The second half of 2018 had me doing quite a bit of juggling—writing book three, copy edits and page proofs for book two, and marketing book one along with my regular life. The result was that I was way behind on book three. With only two months left before I had to submit the manuscript, it needed another thorough edit. So in February I planted myself in front of my laptop and got to work.

Then the nominations came out for the Lefty Awards and A Lady’s Guide to Etiquette and Murder was nominated for best debut novel! I couldn’t believe it! I celebrated, then immediately made arrangements to go to the Left Coast Crime Conference in Vancouver (March 28th – 31st). If you’re going, come say hi! I’ll be at the Debut Author Breakfast Friday morning from 7:30 to 8:30, and on the Debut Nominee Panel from 1:30 – 2:15. Fellow nominee, Tracy Clark and I will be hosting a table at the banquet Saturday night and we’d love to have you join us. Otherwise, I’ll be haunting the bookroom and lobby and enjoying the other panels! VancouverBanner

I got back to work and was moving right along when I heard A Lady’s Guide had made the short list for the Mary Higgins-Clark award! This was incredible! I love Mary Higgins-Clark. I met her at a writers’ conference in 1993 and was awed by how gracious and down to earth she was. It’s such a thrill to be nominated for this award. Of course, I celebrated.

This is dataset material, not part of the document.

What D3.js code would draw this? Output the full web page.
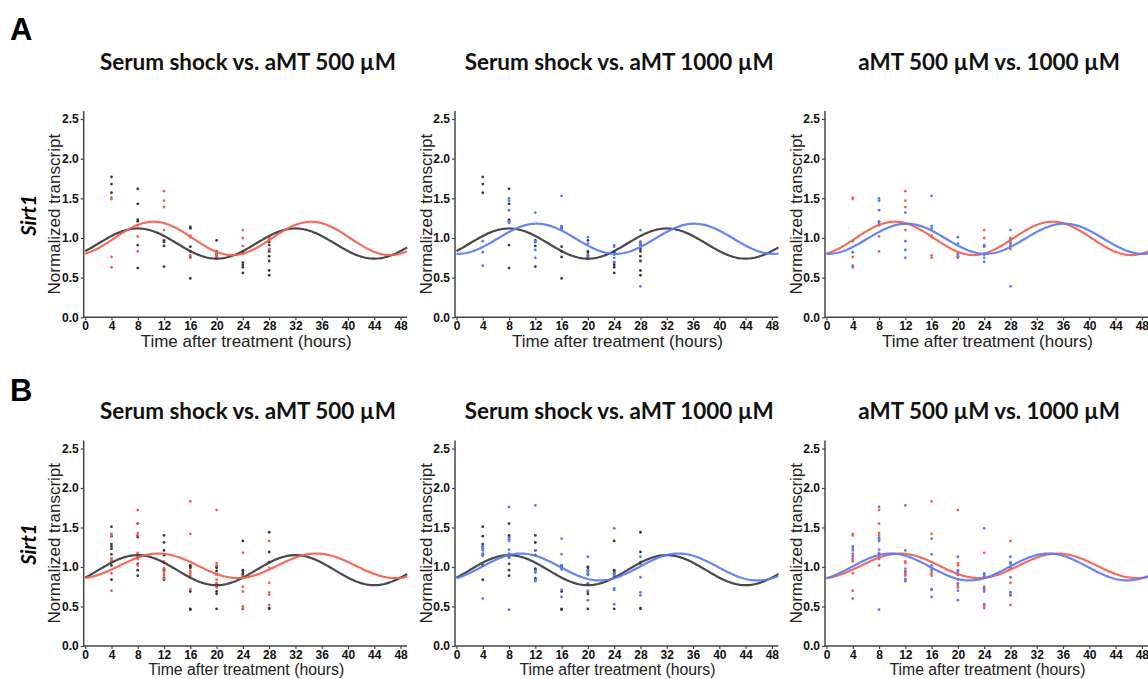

Responsible as ever, I got back to work again, but I hadn’t quite finished this revision when I heard the announcement of the Agatha Award nominees. This time I figured I must be dreaming when A Lady’s Guide was nominated for Best Debut! Sadly, I have a conflict that will keep me from attending the Malice Domestic Conference, but I’m tickled to be nominated! Agatha pic

Meanwhile, I am also gearing up for a newsletter. I am not particularly techy, so working with Mail Chimp and putting a subscribe link on my website (you will notice there’s a pop-up now) did not come naturally to me.

Eventually, I managed the technical stuff, the nomination announcements ended, and I actually finished my revision, but that didn’t happen until last week. I still have a few tweaks to make before I send it to my editor, but I have to say I’m very happy with it and I can’t wait to share it with you!